# Short problem:
Starting at the first line of the data, print each line verbatim up to and including the line bearing "import plotly.graph_objects as go", omitting pictures.

_ _ _ _ _ _ _

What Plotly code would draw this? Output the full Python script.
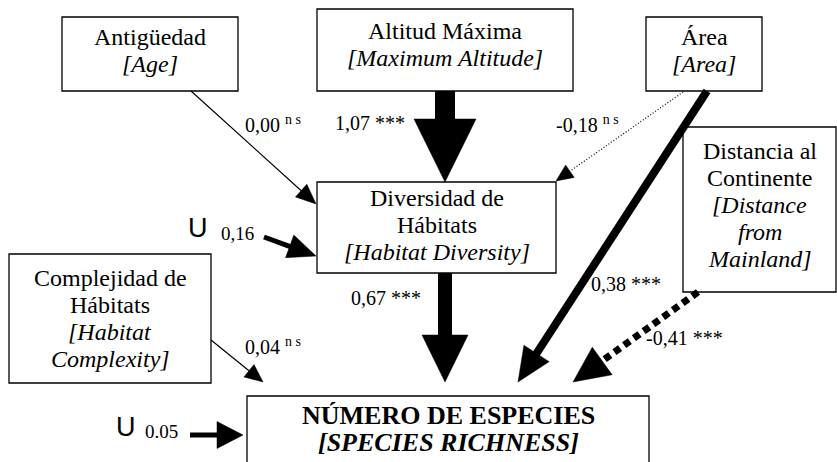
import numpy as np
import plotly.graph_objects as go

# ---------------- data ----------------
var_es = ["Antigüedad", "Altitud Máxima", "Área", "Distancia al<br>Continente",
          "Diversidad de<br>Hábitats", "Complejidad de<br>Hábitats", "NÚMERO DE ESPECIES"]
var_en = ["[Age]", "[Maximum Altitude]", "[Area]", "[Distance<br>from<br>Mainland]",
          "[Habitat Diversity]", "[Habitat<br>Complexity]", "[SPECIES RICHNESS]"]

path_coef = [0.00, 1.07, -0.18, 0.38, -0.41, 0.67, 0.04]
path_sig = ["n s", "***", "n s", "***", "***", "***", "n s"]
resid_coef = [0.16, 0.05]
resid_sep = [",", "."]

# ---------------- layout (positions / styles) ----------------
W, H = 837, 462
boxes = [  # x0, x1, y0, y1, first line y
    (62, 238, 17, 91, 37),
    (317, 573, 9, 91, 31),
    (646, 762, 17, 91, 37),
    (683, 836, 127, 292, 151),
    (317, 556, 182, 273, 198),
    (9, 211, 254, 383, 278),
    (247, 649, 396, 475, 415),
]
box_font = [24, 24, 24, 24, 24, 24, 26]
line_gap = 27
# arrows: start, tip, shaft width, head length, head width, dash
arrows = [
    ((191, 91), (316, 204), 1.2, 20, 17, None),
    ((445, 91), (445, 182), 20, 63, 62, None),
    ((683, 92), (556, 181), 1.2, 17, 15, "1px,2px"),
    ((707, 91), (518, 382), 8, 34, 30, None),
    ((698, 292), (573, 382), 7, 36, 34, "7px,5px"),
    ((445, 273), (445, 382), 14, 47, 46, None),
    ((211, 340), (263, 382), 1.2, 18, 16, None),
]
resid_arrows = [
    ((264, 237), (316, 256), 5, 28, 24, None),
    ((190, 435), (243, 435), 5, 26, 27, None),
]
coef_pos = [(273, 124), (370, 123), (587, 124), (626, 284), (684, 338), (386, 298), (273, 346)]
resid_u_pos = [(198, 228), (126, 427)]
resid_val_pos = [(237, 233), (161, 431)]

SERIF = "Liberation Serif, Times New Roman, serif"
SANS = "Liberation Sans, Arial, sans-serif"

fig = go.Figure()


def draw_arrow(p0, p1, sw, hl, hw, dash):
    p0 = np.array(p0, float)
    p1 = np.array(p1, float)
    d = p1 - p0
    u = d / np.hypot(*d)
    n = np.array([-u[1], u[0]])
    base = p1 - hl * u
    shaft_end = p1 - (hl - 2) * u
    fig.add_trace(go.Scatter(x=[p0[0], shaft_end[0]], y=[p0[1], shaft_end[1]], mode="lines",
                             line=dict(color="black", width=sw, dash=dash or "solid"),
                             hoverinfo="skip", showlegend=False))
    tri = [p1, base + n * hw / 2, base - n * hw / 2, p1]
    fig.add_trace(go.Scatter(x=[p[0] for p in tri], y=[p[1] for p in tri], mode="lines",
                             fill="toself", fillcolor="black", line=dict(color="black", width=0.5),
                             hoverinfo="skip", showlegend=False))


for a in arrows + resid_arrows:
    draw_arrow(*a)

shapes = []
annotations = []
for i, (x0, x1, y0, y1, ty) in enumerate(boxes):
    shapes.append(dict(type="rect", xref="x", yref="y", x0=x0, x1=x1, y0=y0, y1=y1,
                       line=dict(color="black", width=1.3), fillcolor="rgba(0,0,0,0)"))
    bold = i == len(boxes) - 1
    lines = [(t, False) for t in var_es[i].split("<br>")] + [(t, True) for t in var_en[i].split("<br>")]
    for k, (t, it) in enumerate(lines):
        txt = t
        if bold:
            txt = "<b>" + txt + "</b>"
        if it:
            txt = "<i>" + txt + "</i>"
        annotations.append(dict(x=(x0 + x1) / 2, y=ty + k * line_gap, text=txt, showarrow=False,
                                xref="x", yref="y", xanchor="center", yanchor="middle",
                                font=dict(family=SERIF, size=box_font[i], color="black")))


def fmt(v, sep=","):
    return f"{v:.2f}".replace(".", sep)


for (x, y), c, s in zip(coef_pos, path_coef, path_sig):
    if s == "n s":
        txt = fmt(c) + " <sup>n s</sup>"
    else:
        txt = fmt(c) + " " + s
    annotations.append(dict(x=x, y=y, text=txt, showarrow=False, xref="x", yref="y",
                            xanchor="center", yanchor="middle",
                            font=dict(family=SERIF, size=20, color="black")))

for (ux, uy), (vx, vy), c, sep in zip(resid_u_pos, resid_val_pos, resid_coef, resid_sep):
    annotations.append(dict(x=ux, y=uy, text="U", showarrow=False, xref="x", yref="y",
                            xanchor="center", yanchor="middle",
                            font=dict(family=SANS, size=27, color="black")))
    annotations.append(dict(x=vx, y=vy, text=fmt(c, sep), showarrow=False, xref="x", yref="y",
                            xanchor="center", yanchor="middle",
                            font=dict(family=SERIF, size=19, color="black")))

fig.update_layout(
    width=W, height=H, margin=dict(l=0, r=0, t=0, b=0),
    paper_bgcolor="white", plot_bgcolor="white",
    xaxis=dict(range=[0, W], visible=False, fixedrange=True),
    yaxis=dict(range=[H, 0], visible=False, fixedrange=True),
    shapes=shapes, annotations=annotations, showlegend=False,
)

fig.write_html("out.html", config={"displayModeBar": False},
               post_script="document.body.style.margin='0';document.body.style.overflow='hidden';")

_ _ _ _ _ _ _

# Complete answer:
What Plotly code would draw this? Output the full Python script.
import numpy as np
import plotly.graph_objects as go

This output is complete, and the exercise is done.